According to certain variations, at least one refrigerant in the working fluid refrigerant blend used with present technology may comprise a refrigerant selected from the group consisting of: R-744, R-22, R-134A, R-410A, R-1234yf, R-1234ze, R-1233zd(E), R-1233zd(Z), R-1336mzz(Z), R-1336mzz(E), R-152A, and combinations thereof.

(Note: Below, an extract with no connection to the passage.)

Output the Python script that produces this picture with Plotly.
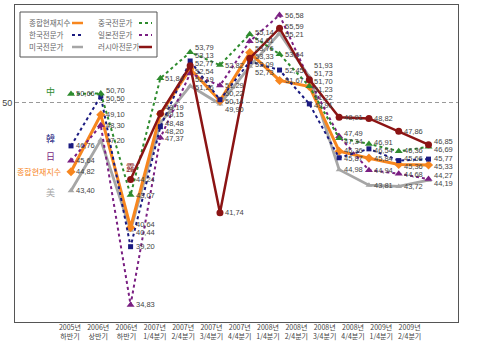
import plotly.graph_objects as go

periods = ["2005년 하반기", "2006년 상반기", "2006년 하반기", "2007년 1/4분기", "2007년 2/4분기",
           "2007년 3/4분기", "2007년 4/4분기", "2008년 1/4분기", "2008년 2/4분기", "2008년 3/4분기",
           "2008년 4/4분기", "2009년 1/4분기", "2009년 2/4분기"]
tick_labels = ["2005년<br>하반기", "2006년<br>상반기", "2006년<br>하반기", "2007년<br>1/4분기",
               "2007년<br>2/4분기", "2007년<br>3/4분기", "2007년<br>4/4분기", "2008년<br>1/4분기",
               "2008년<br>2/4분기", "2008년<br>3/4분기", "2008년<br>4/4분기", "2009년<br>1/4분기",
               "2009년<br>2/4분기"]

composite = [44.82, 49.10, 40.64, 49.15, 52.54, 50.14, 53.76, 51.67, 51.22, 46.36, 45.84, 45.36, 45.33]
china     = [50.66, 50.70, 43.07, 51.84, 53.79, 52.82, 55.14, 53.64, 51.23, 47.34, 46.91, 46.36, 46.69]
korea     = [46.76, 50.50, 39.20, 48.20, 53.13, 50.22, 53.09, 52.45, 49.91, 45.87, 46.54, 45.66, 45.77]
japan     = [45.64, 48.30, 34.83, 47.37, 52.19, 51.29, 54.61, 56.58, 51.70, 47.49, 44.94, 44.68, 44.27]
usa       = [43.40, 47.20, 40.44, 48.48, 51.26, 49.90, 52.73, 55.21, 51.93, 44.98, 43.81, 43.72, 44.19]
russia    = [None, None, 44.24, 49.19, 52.77, 41.74, 53.33, 55.59, 51.73, 48.91, 48.82, 47.86, 46.85]

series_names = ["종합현재지수", "중국전문가", "한국전문가", "일본전문가", "미국전문가", "러시아전문가"]
side_labels = ["종합현재지수", "中", "韓", "日", "美", "露"]

# style per series: color, width, dash, symbol, size
styles = [
    ("#F7861E", 3.0, "solid", "diamond", 7),
    ("#2E8B2E", 2, "dot", "triangle-up", 7),
    ("#1A1A80", 2, "dot", "square", 5),
    ("#7A1F82", 2, "dot", "triangle-up", 7),
    ("#A6A6A6", 2.8, "solid", "triangle-up", 6),
    ("#8B1414", 2.5, "solid", "circle", 7),
]
data = [composite, china, korea, japan, usa, russia]

W, H = 480, 357
ml, mr, mt, mb = 15, 22, 5, 35
y_lo, y_hi = 33.55, 57.33
x_lo, x_hi = -1.88, 12.99
plot_h = H - mt - mb
k = plot_h / (y_hi - y_lo)

fig = go.Figure()
draw_order = [4, 0, 3, 2, 1, 5]
for s in draw_order:
    c, w, d, sym, sz = styles[s]
    fig.add_trace(go.Scatter(
        x=periods, y=data[s], mode="lines+markers", name=series_names[s],
        line=dict(color=c, width=w, dash=d),
        marker=dict(symbol=sym, size=sz, color=c),
        connectgaps=False, showlegend=False, hoverinfo="skip"))

# invisible helper trace for the category label axis
fig.add_trace(go.Scatter(x=list(range(len(tick_labels))), y=[None] * len(tick_labels),
                         xaxis="x2", showlegend=False, hoverinfo="skip", mode="markers"))

# value labels with simple vertical decluttering
def declutter(targets, gap):
    blocks = []
    for t in targets:
        blocks.append([[t], t])
        while len(blocks) > 1:
            a, b = blocks[-2], blocks[-1]
            if a[1] + len(a[0]) * gap > b[1]:
                items = a[0] + b[0]
                top = sum(items[j] - j * gap for j in range(len(items))) / len(items)
                blocks[-2:] = [[items, top]]
            else:
                break
    out = []
    for items, top in blocks:
        for j in range(len(items)):
            out.append(top + j * gap)
    return out

annotations = []
for i in range(len(periods)):
    pts = []
    for s in range(6):
        v = data[s][i]
        if v is None:
            continue
        pts.append((mt + (y_hi - v) * k, v))
    pts.sort()
    placed = declutter([p[0] for p in pts], 8.0)
    for (t, v), p in zip(pts, placed):
        annotations.append(dict(
            x=periods[i], y=v, xref="x", yref="y", text=f"{v:.2f}".replace(".", ","),
            showarrow=False, xanchor="left", yanchor="middle", xshift=4, yshift=t - p,
            borderpad=0,
            font=dict(size=7.5, color="#444", family="Liberation Sans, Arial")))

# series name labels next to first points
side_shift = {0: (-8, 0), 1: (-14, 2), 2: (-14, 7), 3: (-14, 4), 4: (-14, -2)}
for s in range(6):
    first = next(j for j, v in enumerate(data[s]) if v is not None)
    c = styles[s][0]
    if s == 5:
        annotations.append(dict(x=periods[first], y=data[s][first], xref="x", yref="y",
                                text=side_labels[s], showarrow=False, xanchor="center",
                                yanchor="middle", yshift=12,
                                font=dict(size=9, color=c, family="Noto Sans CJK KR")))
    else:
        dx, dy = side_shift[s]
        annotations.append(dict(x=periods[first], y=data[s][first], xref="x", yref="y",
                                text=side_labels[s], showarrow=False, xanchor="right",
                                yanchor="middle", xshift=dx, yshift=dy,
                                font=dict(size=8 if s == 0 else 9, color=c,
                                          family="Noto Sans CJK KR")))

# custom legend (text then line sample)
def px_x(px):
    return (px - ml) / (W - ml - mr)

def px_y(py):
    return (H - mb - py) / plot_h

shapes = [dict(type="rect", xref="paper", yref="paper", x0=px_x(20), x1=px_x(157),
               y0=px_y(57), y1=px_y(12), line=dict(color="#555", width=1),
               fillcolor="white", layer="above")]
col_text = [27, 96]
col_line = [(72, 83), (139, 152)]
rows = [23, 35, 47]
for s in range(6):
    r, cidx = s // 2, s % 2
    c, w, d, sym, sz = styles[s]
    annotations.append(dict(x=px_x(col_text[cidx]), y=px_y(rows[r]), xref="paper", yref="paper",
                            text=series_names[s], showarrow=False, xanchor="left",
                            yanchor="middle",
                            font=dict(size=7.5, color="#666", family="Noto Sans CJK KR")))
    shapes.append(dict(type="line", xref="paper", yref="paper",
                       x0=px_x(col_line[cidx][0]), x1=px_x(col_line[cidx][1]),
                       y0=px_y(rows[r]), y1=px_y(rows[r]), layer="above",
                       line=dict(color=c, width=min(w, 2.5), dash=d)))

fig.update_layout(
    width=W, height=H, margin=dict(l=ml, r=mr, t=mt, b=mb, autoexpand=False),
    paper_bgcolor="white", plot_bgcolor="white",
    showlegend=False,
    xaxis=dict(range=[x_lo, x_hi], showticklabels=False, showgrid=False, zeroline=False,
               showline=True, mirror=True, linecolor="#555", linewidth=1, ticks="",
               automargin=False),
    xaxis2=dict(overlaying="x", anchor="y", side="bottom", range=[-1.94, 13.71],
                tickmode="array", tickvals=list(range(len(tick_labels))), ticktext=tick_labels,
                showgrid=False, zeroline=False, showline=False, ticks="", automargin=False,
                tickfont=dict(size=7, color="#444", family="Noto Sans CJK KR")),
    yaxis=dict(range=[y_lo, y_hi], tickmode="array", tickvals=[50], ticktext=["50"],
               showgrid=True, gridcolor="#999", griddash="4px,3px", gridwidth=1,
               zeroline=False, showline=True, mirror=True, linecolor="#555", linewidth=1,
               ticks="", automargin=False,
               tickfont=dict(size=9, color="#444", family="Liberation Sans")),
    annotations=annotations, shapes=shapes,
)

fig.write_html("out.html", config={"displayModeBar": False, "staticPlot": True},
               post_script="document.body.style.margin='0px';")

In certain aspects, the first refrigerant and the second refrigerant are independently selected from the group consisting of: carbon dioxide (R-744), chlorodifluoromethane (R-22), 1,1,1,2-tetrafluoroethane (R-134A), R-410A (a near-azeotropic mixture of difluoromethane (R-32) and pentafluoroethane (R-125), dimethyl ether (R-E170), difluoromethane (R-32), hydrofluorolefins (HFOs), dimethyl ether (R-E170), propane (R-290), 1,1-difluoroethane (R-152A), and combinations thereof.